TEMPO.CO, Jakarta - Rencana pengalihan tanggung jawab administratif Taman Ismail Marzuki dari Badan Pengelola Pusat Kesenian Jakarta Taman Ismail Marzuki (BP-PKJ TIM) ke tangan unit pengelola teknis (UPT) masih menuai protes dari para seniman.
Pada Jumat sore, 6 November 2015, sekelompok seniman berunjuk rasa di depan Gedung Teater Jakarta, TIM, dengan melakukan orasi kebudayaan dan pembakaran lukisan untuk memprotes keputusan Pemerintah Provinsi DKI Jakarta tersebut.
Sastrawan Radhar Panca Dahana, mewakili para pengunjuk rasa, menuntut Gubernur DKI Jakarta Basuki Tjahaja Purnama alias Ahok mencabut keputusan tersebut. Radhar mengungkapkan bahwa pengelolaan TIM di tangan UPT hanya akan menghambat daya kreatif seniman dengan birokasinya yang mengungkung kebebasan seniman.
“Dari dulu (selama TIM dikelola BP-PKJ TIM) semua berjalan baik. Dari dulu BP pun dipimpin seniman terkemuka,” ujarnya kepada Tempo setelah aksi unjuk rasa itu.
Radhar juga mengkritik Ahok yang pernah mengatakan pengelolaan TIM selama ini tidak becus. Padahal, menurut Radhar, selama setengah abad TIM berdiri dan dikelola BP-PKJ TIM, banyak seniman dan pemikir besar lahir di TIM.
“Jadi, jika ada seseorang mengatakan bahwa TIM dikelola dengan tidak becus, saya rasa yang tidak becus adalah pikiran orang itu karena dia tidak mengakui sejarah itu dan menganggap dirinya lebih baik, lebih hebat, lebih luar biasa ketimbang orang-orang besar yang dilahirkan di TIM ini,” ucap peraih penghargaan Frix de le Francophonie (2007) itu.
Radhar mengatakan para seniman telah melayangkan surat terbuka kepada Ahok. Selain itu, para seniman menuntut pertemuan bersama Ahok untuk membahas persoalan ini bersama-sama.
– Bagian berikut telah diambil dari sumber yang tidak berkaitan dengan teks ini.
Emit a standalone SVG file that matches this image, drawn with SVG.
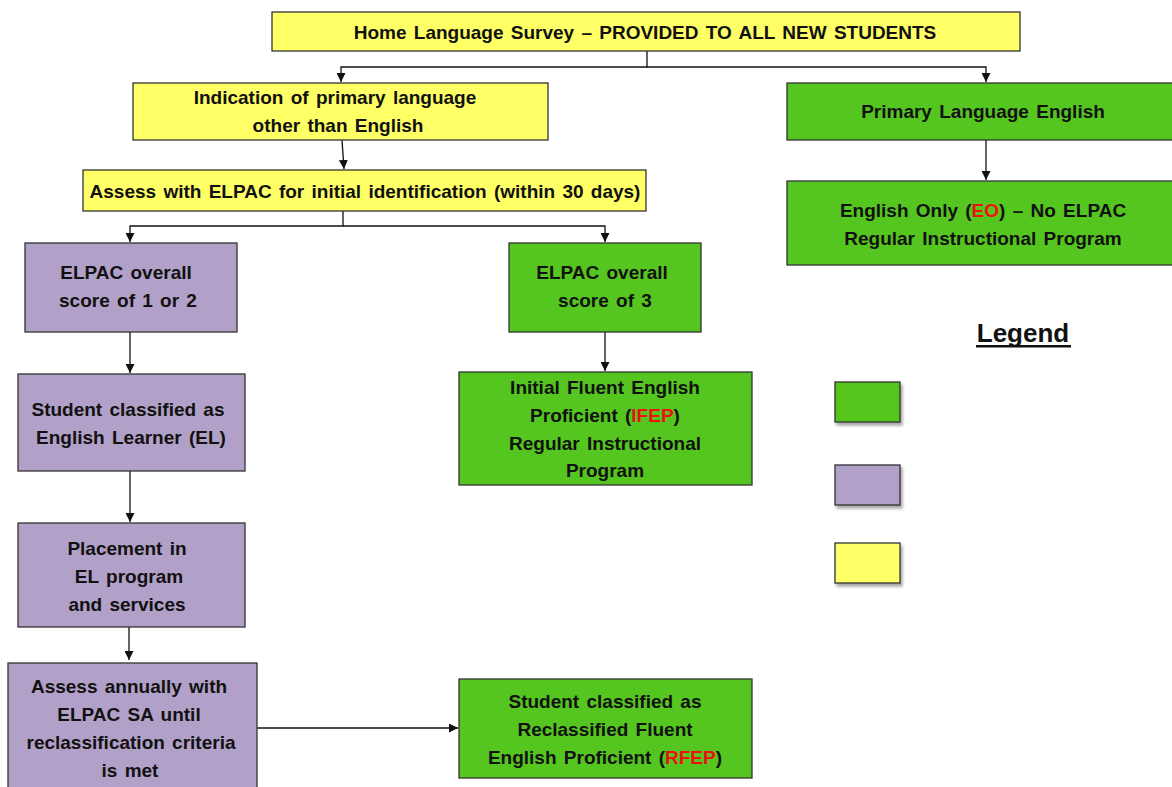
<svg xmlns="http://www.w3.org/2000/svg" width="1172" height="787" viewBox="0 0 1172 787">
<defs>
<style>
.n{stroke:#333;stroke-width:1.3}
.y{fill:#FFFF66}
.g{fill:#55C51F}
.p{fill:#B1A0C7}
text{font-family:"Liberation Sans",Arial,sans-serif;font-weight:bold;font-size:19px;word-spacing:2px;fill:#111;text-anchor:middle}
.r{fill:#F01010}
.c{stroke:#111;stroke-width:1.3;fill:none}
</style>
<marker id="a" viewBox="0 0 10 10" refX="10" refY="5" markerWidth="9" markerHeight="9" markerUnits="userSpaceOnUse" orient="auto">
<path d="M0,0L10,5L0,10z" fill="#111"/>
</marker>
<filter id="sh" x="-20%" y="-20%" width="150%" height="160%">
<feDropShadow dx="2" dy="3" stdDeviation="1.5" flood-color="#000" flood-opacity="0.35"/>
</filter>
</defs>
<g id="connectors">
<path class="c" d="M647,51V67H341V82" marker-end="url(#a)"/>
<path class="c" d="M647,67H986V82" marker-end="url(#a)"/>
<path class="c" d="M986,140V180" marker-end="url(#a)"/>
<path class="c" d="M342,140L344,169" marker-end="url(#a)"/>
<path class="c" d="M343,211V226H130V242" marker-end="url(#a)"/>
<path class="c" d="M343,226H605V242" marker-end="url(#a)"/>
<path class="c" d="M130,332V373" marker-end="url(#a)"/>
<path class="c" d="M605,332V371" marker-end="url(#a)"/>
<path class="c" d="M130,471V522" marker-end="url(#a)"/>
<path class="c" d="M129,621V660" marker-end="url(#a)"/>
<path class="c" d="M257,728H458" marker-end="url(#a)"/>
</g>
<g id="survey"><rect class="n y" x="272" y="12" width="748" height="39"/><text x="645" y="39">Home Language Survey – PROVIDED TO ALL NEW STUDENTS</text></g>
<g id="indication"><rect class="n y" x="133" y="83" width="415" height="57"/><text x="335" y="104">Indication of primary language</text><text x="338" y="132">other than English</text></g>
<g id="primary-english"><rect class="n g" x="787" y="83" width="390" height="57"/><text x="983" y="118">Primary Language English</text></g>
<g id="english-only"><rect class="n g" x="787" y="181" width="390" height="84"/><text x="983" y="217">English Only (<tspan class="r">EO</tspan>) – No ELPAC</text><text x="983" y="245">Regular Instructional Program</text></g>
<g id="assess-initial"><rect class="n y" x="83" y="170" width="563" height="41"/><text x="365" y="198">Assess with ELPAC for initial identification (within 30 days)</text></g>
<g id="score12"><rect class="n p" x="25" y="243" width="212" height="89"/><text x="126" y="279">ELPAC overall</text><text x="128" y="307">score of 1 or 2</text></g>
<g id="score3"><rect class="n g" x="509" y="243" width="192" height="89"/><text x="602" y="279">ELPAC overall</text><text x="605" y="307">score of 3</text></g>
<g id="el"><rect class="n p" x="18" y="374" width="227" height="97"/><text x="128" y="416">Student classified as</text><text x="131" y="444">English Learner (EL)</text></g>
<g id="ifep"><rect class="n g" x="459" y="372" width="293" height="113"/><text x="605" y="394">Initial Fluent English</text><text x="605" y="422">Proficient (<tspan class="r">IFEP</tspan>)</text><text x="605" y="450">Regular Instructional</text><text x="605" y="477">Program</text></g>
<g id="placement"><rect class="n p" x="18" y="523" width="227" height="104"/><text x="127" y="555">Placement in</text><text x="129" y="583">EL program</text><text x="127" y="611">and services</text></g>
<g id="annual"><rect class="n p" x="8" y="663" width="249" height="130"/><text x="129" y="693">Assess annually with</text><text x="129" y="721">ELPAC SA until</text><text x="131" y="749">reclassification criteria</text><text x="130" y="777">is met</text></g>
<g id="rfep"><rect class="n g" x="459" y="679" width="293" height="99"/><text x="605" y="708">Student classified as</text><text x="605" y="736">Reclassified Fluent</text><text x="605" y="764">English Proficient (<tspan class="r">RFEP</tspan>)</text></g>
<g id="legend">
<text x="1023" y="342" style="font-size:26px;word-spacing:0">Legend</text>
<rect x="976" y="345" width="95" height="2.5" fill="#111"/>
<rect class="n g" x="835" y="382" width="65" height="40" filter="url(#sh)"/>
<rect class="n p" x="835" y="465" width="65" height="40" filter="url(#sh)"/>
<rect class="n y" x="835" y="543" width="65" height="40" filter="url(#sh)"/>
</g>
</svg>
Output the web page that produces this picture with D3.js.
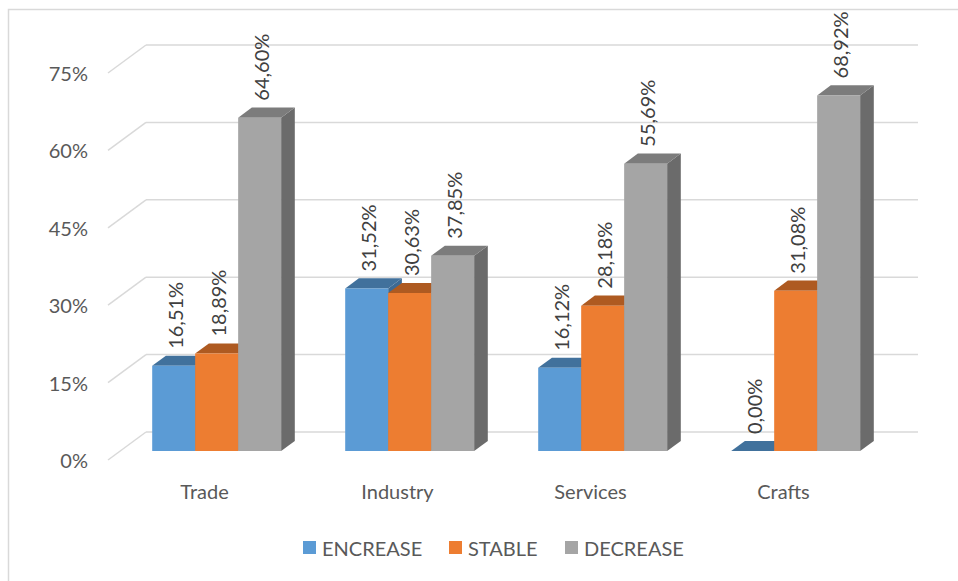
<!DOCTYPE html>
<html>
<head>
<meta charset="utf-8">
<script src="https://cdn.jsdelivr.net/npm/d3@7"></script>
<style>
  html, body { margin: 0; padding: 0; background: #fff; }
  svg { display: block; font-family: Lato, "Open Sans", sans-serif; }
</style>
</head>
<body>
<svg id="chart" width="958" height="581"></svg>
<script>
// Sectors and the share of firms reporting each outlook
const categories = ["Trade", "Industry", "Services", "Crafts"];
const seriesNames = ["ENCREASE", "STABLE", "DECREASE"];
const encrease = [16.51, 31.52, 16.12, 0.00];
const stable   = [18.89, 30.63, 28.18, 31.08];
const decrease = [64.60, 37.85, 55.69, 68.92];
const yTicks = [0, 15, 30, 45, 60, 75];

const seriesValues = [encrease, stable, decrease];
const frontColors = ["#5b9bd5", "#ed7d31", "#a5a5a5"];
const topColors   = ["#41719c", "#ae5a21", "#7c7c7c"];
const sideColors  = ["#3d6a94", "#a3541f", "#6b6b6b"];

const svg = d3.select("#chart");
const textColor = "#595959";
const gridColor = "#d9d9d9";

// Chart frame
svg.append("rect")
  .attr("x", 8.5).attr("y", 9.5)
  .attr("width", 970).attr("height", 590)
  .attr("fill", "#fff")
  .attr("stroke", gridColor).attr("stroke-width", 1.5);

// Back-wall scales, plus an oblique depth offset for the 3D look
const x = d3.scaleBand().domain(categories).range([146, 918])
  .paddingInner(0.332).paddingOuter(0.166);
const y = d3.scaleLinear().domain([0, 75]).range([432, 45]);
const depthX = -38, depthY = 28;          // full depth from back wall to floor front
const d0 = 0.32, d1 = 0.68;               // bar depth span
const proj = (px, py, d) => [px + depthX * d, py + depthY * d];

// Gridlines: back wall + side wall diagonal
const grid = svg.append("g");
yTicks.forEach(t => {
  const yy = y(t);
  grid.append("line")
    .attr("x1", x.range()[0]).attr("x2", x.range()[1])
    .attr("y1", yy).attr("y2", yy)
    .attr("stroke", gridColor).attr("stroke-width", 1.5);
  const f = proj(x.range()[0], yy, 1);
  grid.append("line")
    .attr("x1", x.range()[0]).attr("y1", yy)
    .attr("x2", f[0]).attr("y2", f[1])
    .attr("stroke", gridColor).attr("stroke-width", 1.5);
});

// Y tick labels on the floor-front plane
svg.append("g").selectAll("text").data(yTicks).join("text")
  .attr("x", x.range()[0] + depthX - 20)
  .attr("y", d => y(d) + depthY)
  .attr("text-anchor", "end")
  .attr("dominant-baseline", "central")
  .attr("font-size", 20)
  .attr("fill", textColor)
  .text(d => d + "%");

// Bars
const barW = x.bandwidth() / seriesNames.length;
const bars = svg.append("g");
const poly = pts => pts.map(p => p.join(",")).join(" ");
const fmt = v => v.toFixed(2).replace(".", ",") + "%";

categories.forEach((cat, ci) => {
  seriesNames.forEach((s, si) => {
    const v = seriesValues[si][ci];
    const xl = x(cat) + si * barW, xr = xl + barW;
    const yt = y(v), yb = y(0);
    // corners
    const FTL = proj(xl, yt, d1), FTR = proj(xr, yt, d1);
    const FBL = proj(xl, yb, d1), FBR = proj(xr, yb, d1);
    const BTL = proj(xl, yt, d0), BTR = proj(xr, yt, d0);
    const BBR = proj(xr, yb, d0);
    // right side
    bars.append("polygon")
      .attr("points", poly([FTR, BTR, BBR, FBR]))
      .attr("fill", sideColors[si]);
    // top
    bars.append("polygon")
      .attr("points", poly([FTL, FTR, BTR, BTL]))
      .attr("fill", topColors[si]);
    // front
    if (v > 0) {
      bars.append("polygon")
        .attr("points", poly([FTL, FTR, FBR, FBL]))
        .attr("fill", frontColors[si]);
    }
    // value label, rotated
    const lx = (FTL[0] + FTR[0]) / 2 + 1;
    const ly = FTL[1] - 17;
    bars.append("text")
      .attr("transform", `translate(${lx},${ly}) rotate(-90)`)
      .attr("text-anchor", "start")
      .attr("dominant-baseline", "central")
      .attr("font-size", 20)
      .attr("fill", "#404040")
      .text(fmt(v));
  });
});

// Category labels at the floor front
svg.append("g").selectAll("text").data(categories).join("text")
  .attr("x", d => x(d) + x.bandwidth() / 2 + depthX)
  .attr("y", y(0) + depthY + 31)
  .attr("text-anchor", "middle")
  .attr("dominant-baseline", "central")
  .attr("font-size", 20)
  .attr("fill", textColor)
  .text(d => d);

// Legend
const legendX = [303, 449, 565];
const legend = svg.append("g");
seriesNames.forEach((s, i) => {
  legend.append("rect")
    .attr("x", legendX[i]).attr("y", 541)
    .attr("width", 13).attr("height", 13)
    .attr("fill", frontColors[i]);
  legend.append("text")
    .attr("x", legendX[i] + 19).attr("y", 548)
    .attr("dominant-baseline", "central")
    .attr("font-size", 20)
    .attr("fill", textColor)
    .text(s);
});
</script>
</body>
</html>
“Selama ini dia tidak mau bicara dengan kami. Pembicaraan selalu diwakili pembantu-pembantunya yang tidak mengerti persoalan ini. Itu berarti Ahok melecehkan dan menyepelekan seniman dan kebudayaan,” ucap Radhar.
Dalam unjuk rasa tersebut, para seniman menilai beberapa hal yang merugikan seniman perihal penyerahan TIM kepada UPT. Pertama, pengurus UPT adalah pegawai negeri yang tidak punya latar belakang kesenian. Kedua, aktivitas kesenian akan diawasi dan dikenai pajak, dari perizinan, pemasangan poster, hingga pementasan. Selain itu, pengurus UPT dikenai jam kerja sampai pukul 4 sore, sedangkan kegiatan seniman banyak diadakan pada malam hari.
Karena itu, para seniman merasa diusir dari TIM yang selama ini menjadi rumahnya untuk berekspresi. “Padahal ini rumah seniman, bukan rumah pegawai atau birokrat. Birokrat atau pegawai itu hanya membantu dan mendukung seniman. Ini ruang kebebasan seniman,” tuturnya.